On the right, becoming more liberal, disagreeing with whatever the moment’s narrative on Fox might be, will not get you threatened, demonstrators will not show up outside your home to terrorize your family, and no one will try to get you fired from your job.
On the left, these are all common practices, along with physical assaults, property destruction, and leaders of the Dem. Party calling for public harassment of individuals on the right.

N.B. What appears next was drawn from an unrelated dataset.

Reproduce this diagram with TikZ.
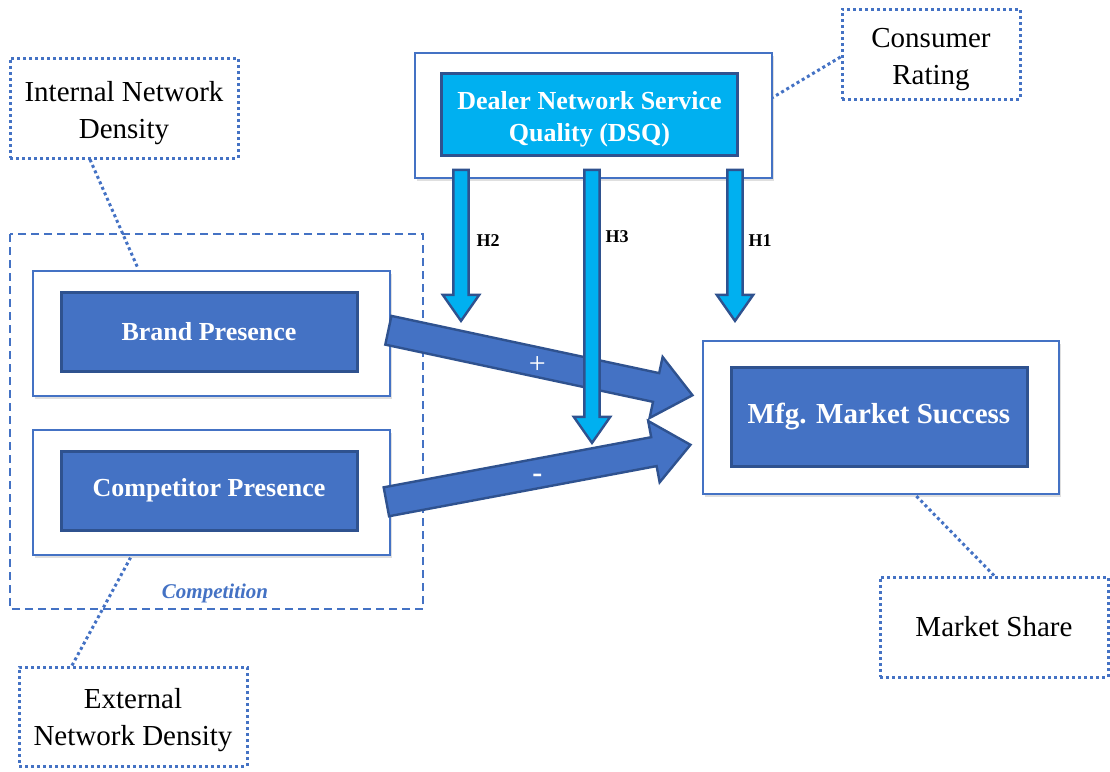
\documentclass[tikz,border=0pt]{standalone}
\usepackage{fontspec}
\setmainfont{Liberation Serif}
\usetikzlibrary{shapes.arrows,shadows,calc}

\definecolor{boxblue}{HTML}{4472C4}
\definecolor{edgeblue}{HTML}{2F528F}
\definecolor{dsqcyan}{HTML}{00B0F0}

\begin{document}
\begin{tikzpicture}[
    x=0.5pt, y=-0.5pt,
    outerbox/.style={draw=boxblue, line width=0.7pt, fill=white,
                minimum width=178.5pt, minimum height=62.5pt,
                drop shadow={shadow xshift=1pt, shadow yshift=-1.5pt, opacity=0.25}},
    innerbox/.style={draw=edgeblue, line width=1.5pt, fill=boxblue, text=white,
                minimum width=148pt, minimum height=39.5pt, align=center,
                font=\bfseries\fontsize{13}{16}\selectfont},
    measure/.style={draw=boxblue, line width=1.5pt, dash pattern=on 1.5pt off 1.5pt,
                fill=white, minimum width=114pt, minimum height=50pt, align=center,
                inner sep=1pt, font=\fontsize{14.5}{18.5}\selectfont},
    link/.style={draw=boxblue, line width=1.5pt, dash pattern=on 1.5pt off 1.5pt},
    bigarrow/.style={single arrow, draw=edgeblue, line width=1.2pt, fill=boxblue,
                inner xsep=0pt, inner ysep=6.75pt, single arrow head extend=8.25pt,
                single arrow tip angle=80, allow upside down, anchor=tail},
    modarrow/.style={single arrow, draw=edgeblue, line width=1.2pt, fill=dsqcyan,
                inner xsep=0pt, inner ysep=3.2pt, single arrow head extend=5.3pt,
                single arrow tip angle=70, allow upside down, anchor=tail},
    hlabel/.style={font=\bfseries\fontsize{9}{10}\selectfont},
]
\useasboundingbox (0,0) rectangle (1110,772);

% Competition group
\draw[boxblue, line width=0.6pt, dash pattern=on 4pt off 2.5pt] (10,234) rectangle (423,609);
\node[text=boxblue, font=\bfseries\itshape\fontsize{10.5}{12}\selectfont] (complabel) at (215,593) {Competition};

% Constructs
\node[outerbox] (brandout) at (211.5,333.5) {};
\node[innerbox] (brand) at (209,331.5) {Brand Presence};
\node[outerbox] (compout) at (211.5,492.5) {};
\node[innerbox] (comp) at (209,490.5) {Competitor Presence};
\node[outerbox] (dsqout) at (593.5,115.5) {};
\node[innerbox, fill=dsqcyan, minimum height=41pt, inner sep=1pt] (dsq) at (589.5,114)
    {\rule{0pt}{14.5pt}Dealer Network Service\\Quality (DSQ)};
\node[outerbox, minimum width=178pt, minimum height=76.5pt] (mfgout) at (881,417.5) {};
\node[innerbox, minimum height=49.5pt, font=\bfseries\fontsize{14.5}{17}\selectfont] (mfg)
    at (879,416.5) {Mfg. Market Success};

% Measures
\node[measure] (intnd) at (124,108) {\rule{0pt}{15pt}Internal Network\\Density};
\node[measure, minimum width=89pt, minimum height=45pt] (conrat) at (931,54)
    {\rule{0pt}{15pt}Consumer\\Rating};
\node[measure, minimum height=49.5pt] (extnd) at (133,716.5)
    {\rule{0pt}{14pt}External\\Network Density};
\node[measure] (mshare) at (994,627) {Market Share};

% Measure links
\draw[link] ($(intnd.south)+(-34,0)$) -- ($(brandout.north)+(-74,-3)$);
\draw[link] ($(conrat.west)+(0,3)$) -- ($(dsqout.east)+(0,-18)$);
\draw[link] ($(extnd.north)+(-61,0)$) -- ($(compout.south)+(-81,2)$);
\draw[link] (mshare.north) -- ($(mfgout.south)+(34,0)$);

% Direct effects
\coordinate (btail) at ($(brandout.east)+(-3.5,-3.5)$);
\coordinate (btip) at ($(mfgout.west)+(-11,-22.5)$);
\coordinate (ctail) at ($(compout.east)+(-5.5,9.5)$);
\coordinate (ctip) at ($(mfgout.west)+(-13,27.5)$);
\path let \p1=($(btip)-(btail)$), \n1={veclen(\x1,\y1)} in
    (btail) -- (btip) node[pos=0, sloped, bigarrow, minimum height=\n1] (beffect) {};
\path let \p1=($(ctip)-(ctail)$), \n1={veclen(\x1,\y1)} in
    (ctail) -- (ctip) node[pos=0, sloped, bigarrow, minimum height=\n1] (ceffect) {};
\node[text=white, font=\fontsize{15}{15}\selectfont] (plus) at ($(btail)!0.5!(btip)+(-2,3)$) {+};
\node[text=white, font=\bfseries\fontsize{15}{15}\selectfont] (minus) at ($(ctail)!0.5!(ctip)+(0,5)$) {-};

% DSQ effects
\coordinate (h2top) at ($(dsqout.south)+(-132.5,-10)$);
\coordinate (h2tip) at ($(dsqout.south)+(-132.5,141)$);
\coordinate (h3top) at ($(dsqout.south)+(-1.5,-10)$);
\coordinate (h3tip) at ($(dsqout.south)+(-1.5,263)$);
\coordinate (h1top) at ($(dsqout.south)+(141.5,-10)$);
\coordinate (h1tip) at ($(dsqout.south)+(141.5,141)$);
\foreach \h in {h2,h3,h1}{
    \path let \p1=($(\h tip)-(\h top)$), \n1={veclen(\x1,\y1)} in
        (\h top) -- (\h tip) node[pos=0, sloped, modarrow, minimum height=\n1] {};
}
\node[hlabel] (h2label) at ($(h2top)+(27,72)$) {H2};
\node[hlabel] (h3label) at ($(h3top)+(25,68)$) {H3};
\node[hlabel] (h1label) at ($(h1top)+(25,72)$) {H1};

\end{tikzpicture}
\end{document}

Those on the right do not believe they have all the answers, and most welcome reasoned discussion. Those on the left have a creepy piety about their politics not unlike British Catholicism - in the 1400’s or Islam in the Middle East - today. There is an enforcement of ideation that relies on an “a priori2” basis to all judgement. “Hatred of another solely because of their skin color is wrong”. Everyone knows this chestnut, yet any disagreement with the endlessly growing list of leftist schemes and pity displays is somehow tied back one of these basic truths, and thus you become a racist, or misogynist, or… Leftist have also concocted new social pseudo rules which sometimes become actual rules – NYC officially recognizes 34 genders; Toronto requires you to address others according to their preferred gender or face arrest.
Leftists are not alone in KoolAid consumption- as a quick look through Q Anon will demonstrate. There are no shortage of conspiracy theories or people who fall for them. Thousands, or perhaps hundreds of thousands of people who are otherwise rational, believe some exceptionally crazy stuff. Yet even if they number one million, it is still a small percentage of the ‘right’.
The right’s delusions are themed by the advertisers on Fox- “Prepare for the coming apocalypse – buy gold!”
The left’s delusions are themed by the advertisers on CNN/MSNBC- “Who can I sue?”
Both sides have ‘marginals of error’ yet only one side lets them dictate policy, and rules of behavior. We all know which side that is by watching the speaker of the house kowtow to them.
We are in ‘deep Bandini’4 because the crazies are working overtime to keep us from seeing each other as human beings, rather than political NPCs – and that is dangerous.
1 MacBeth, Act 1, Scene 3 – Banquo is concerned about the danger of the weird sisters’ prophecies.
2 A Priori - reasoning or knowledge which proceeds from theoretical deduction rather than from observation or experience.
3 Author of the Buck Rogers space opera in the late 1920’s
4 Bandini is/was a brand of fertilizer made popular by a commercial with a man skiing down Bandini mountain only to fall face first into the product.